When it came to mathematics and
science, those subjects were no more than a struggle through theoretical
concepts in books that we bought at the beginning of each school year. I never
had to do research, look through dictionaries and encyclopedias, or go to the
library to learn things on my own.
I remember that teachers constantly
reviewed many of the political experiences of the nation in a certain
framework. We were taught to accept some values and reject others. For one
reason or another, the teachers, despite their own personal opinions, usually
promoted the status quo.
In Grade 7, my teachers told me and
other students to tell our parents to "vote for Nouri," the
conservative opponent of the former Iranian president, Mohammad Khatami.
My experience in Canadian schools
has been entirely different. I moved here in 1997 with my family and went into
Grade 8 in the Toronto public school system. The teachers there taught me to
understand things through various creative activities and to think for myself.
I sometimes wonder whether young
Muslims who become terrorists are trapped by the limits of their education.
Like me and my classmates in Iran, they don't question anything; they merely do
what others tell them to do for no other reason than to simply obey orders.
To alleviate terrorism, it will be
necessary to create educational systems in Muslim countries like Iran that
allow the harvest of children's creative ideas.
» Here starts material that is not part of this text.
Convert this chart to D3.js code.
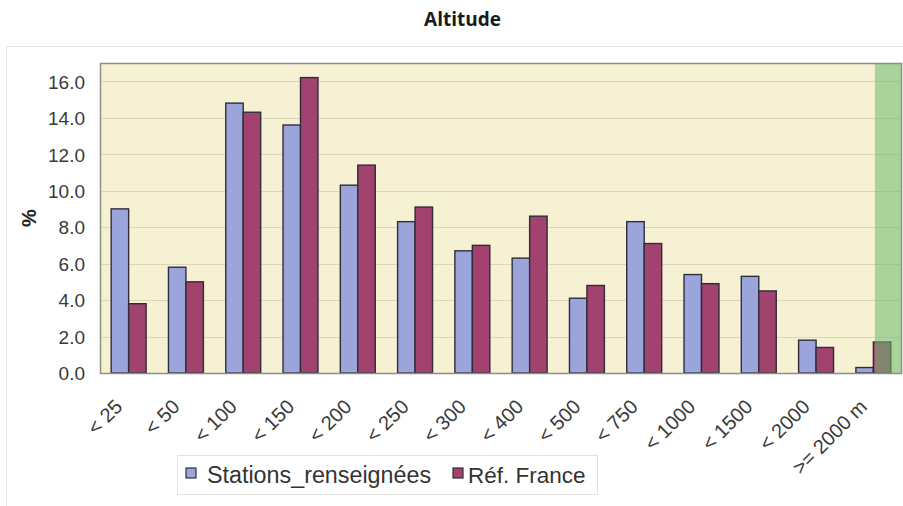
<!DOCTYPE html>
<html>
<head>
<meta charset="utf-8">
<script src="https://cdn.jsdelivr.net/npm/d3@7/dist/d3.min.js"></script>
<style>
  html, body { margin: 0; padding: 0; background: #ffffff; }
  svg { display: block; }
</style>
</head>
<body>
<svg id="chart" width="903" height="506"></svg>
<script>
const categories = ["< 25", "< 50", "< 100", "< 150", "< 200", "< 250", "< 300", "< 400", "< 500", "< 750", "< 1000", "< 1500", "< 2000", ">= 2000 m"];
const stationsValues = [9.0, 5.8, 14.8, 13.6, 10.3, 8.3, 6.7, 6.3, 4.1, 8.3, 5.4, 5.3, 1.8, 0.3];
const franceValues = [3.8, 5.0, 14.3, 16.2, 11.4, 9.1, 7.0, 8.6, 4.8, 7.1, 4.9, 4.5, 1.4, 1.7];
const seriesNames = ["Stations_renseignées", "Réf. France"];
const yTicks = [0, 2, 4, 6, 8, 10, 12, 14, 16];
const title = "Altitude";
const yTitle = "%";

const svg = d3.select("#chart");
const W = 903, H = 506;
const plot = { left: 100, right: 902, top: 63, bottom: 373 };
const colors = ["#9ca4dc", "#a1436e"];

// outer frame
svg.append("rect").attr("x", 6.5).attr("y", 46.5).attr("width", W + 10).attr("height", H)
  .attr("fill", "#ffffff").attr("stroke", "#e6e6e6").attr("stroke-width", 1);

// title
svg.append("text").attr("x", 462.5).attr("y", 26).attr("text-anchor", "middle")
  .attr("font-family", "'Open Sans', 'DejaVu Sans', sans-serif").attr("font-weight", 700)
  .attr("font-size", 19).attr("fill", "#1a1a1a").text(title);

const x = d3.scaleBand().domain(categories).range([plot.left, plot.right])
  .paddingInner(0.39).paddingOuter(0.195);
const xs = d3.scaleBand().domain(seriesNames).range([0, x.bandwidth()]);
const y = d3.scaleLinear().domain([0, 17]).range([plot.bottom, plot.top]);

// plot background
svg.append("rect").attr("x", plot.left).attr("y", plot.top)
  .attr("width", plot.right - plot.left).attr("height", plot.bottom - plot.top)
  .attr("fill", "#f6f1d3");

// gridlines
svg.append("g").selectAll("line").data(yTicks.filter(d => d > 0)).join("line")
  .attr("x1", plot.left).attr("x2", plot.right)
  .attr("y1", d => Math.round(y(d)) + 0.5).attr("y2", d => Math.round(y(d)) + 0.5)
  .attr("stroke", "#dcd7b6").attr("stroke-width", 1.2);

// bars
const data = categories.map((c, i) => ({ c, vals: [stationsValues[i], franceValues[i]] }));
const groups = svg.append("g").selectAll("g").data(data).join("g")
  .attr("transform", d => `translate(${x(d.c)},0)`);
groups.selectAll("rect").data(d => d.vals.map((v, k) => ({ v, k }))).join("rect")
  .attr("x", d => xs(seriesNames[d.k]))
  .attr("y", d => y(d.v))
  .attr("width", xs.bandwidth())
  .attr("height", d => y(0) - y(d.v))
  .attr("fill", d => colors[d.k])
  .attr("stroke", "#2e2e3a").attr("stroke-width", 1.4);

// green band over last category
const lastC = categories[categories.length - 1];
const greenX = x(lastC) + x.bandwidth() / 2 + 1.5;
svg.append("rect").attr("x", greenX).attr("y", plot.top)
  .attr("width", plot.right - greenX).attr("height", plot.bottom - plot.top)
  .attr("fill", "rgb(105,185,110)").attr("opacity", 0.55);

// plot border
svg.append("rect").attr("x", plot.left + 0.5).attr("y", plot.top + 0.5)
  .attr("width", plot.right - plot.left - 1).attr("height", plot.bottom - plot.top)
  .attr("fill", "none").attr("stroke", "#8f8f86").attr("stroke-width", 1.5);

// y axis
const yAxis = d3.axisLeft(y).tickValues(yTicks).tickFormat(d3.format(".1f")).tickSize(0).tickPadding(15);
const yg = svg.append("g").attr("transform", `translate(${plot.left},0)`).call(yAxis);
yg.select(".domain").remove();
yg.selectAll("text").attr("font-family", "'Liberation Sans', Arial, sans-serif")
  .attr("font-size", 19).attr("fill", "#3a3a3a").attr("dy", "0.36em");

// y title
svg.append("text").attr("transform", "translate(36,218) rotate(-90)")
  .attr("text-anchor", "middle").attr("font-family", "'Liberation Sans', Arial, sans-serif")
  .attr("font-weight", 700).attr("font-size", 20).attr("fill", "#222").text(yTitle);

// x axis labels
const xAxis = d3.axisBottom(x).tickSize(0).tickPadding(0);
const xg = svg.append("g").attr("transform", `translate(0,${plot.bottom})`).call(xAxis);
xg.select(".domain").remove();
xg.selectAll("text")
  .attr("font-family", "'Liberation Sans', Arial, sans-serif").attr("font-size", 20)
  .attr("fill", "#3a3a3a").attr("text-anchor", "end")
  .attr("dy", 0).attr("y", 0)
  .attr("transform", "translate(-5,35) rotate(-45)");

// legend
const lg = svg.append("g");
lg.append("rect").attr("x", 177.5).attr("y", 455.5).attr("width", 420).attr("height", 39)
  .attr("fill", "#ffffff").attr("stroke", "#e2e2e2");
const legendItems = [
  { name: seriesNames[0], sx: 186, tx: 207, fs: 23.3 },
  { name: seriesNames[1], sx: 453, tx: 468, fs: 22.5 }
];
legendItems.forEach((it, k) => {
  lg.append("rect").attr("x", it.sx).attr("y", 468).attr("width", 10).attr("height", 10)
    .attr("fill", colors[k]).attr("stroke", "#2e2e3a").attr("stroke-width", 1.2);
  lg.append("text").attr("x", it.tx).attr("y", 483)
    .attr("font-family", "'Liberation Sans', Arial, sans-serif").attr("font-size", it.fs)
    .attr("fill", "#333").text(it.name);
});
</script>
</body>
</html>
Allowing thought to grow will
give these children the opportunity to imagine and be innovative as adults;
they will find new ways to solve their problems. These solutions will stem from
within and most likely match their culture, as well.
It is not possible to build a house
without first laying the foundation. Hence, developed nations — instead of military
intervention — have the responsibility to help lay the foundation and encourage
education systems that foster creativity in Muslim nations.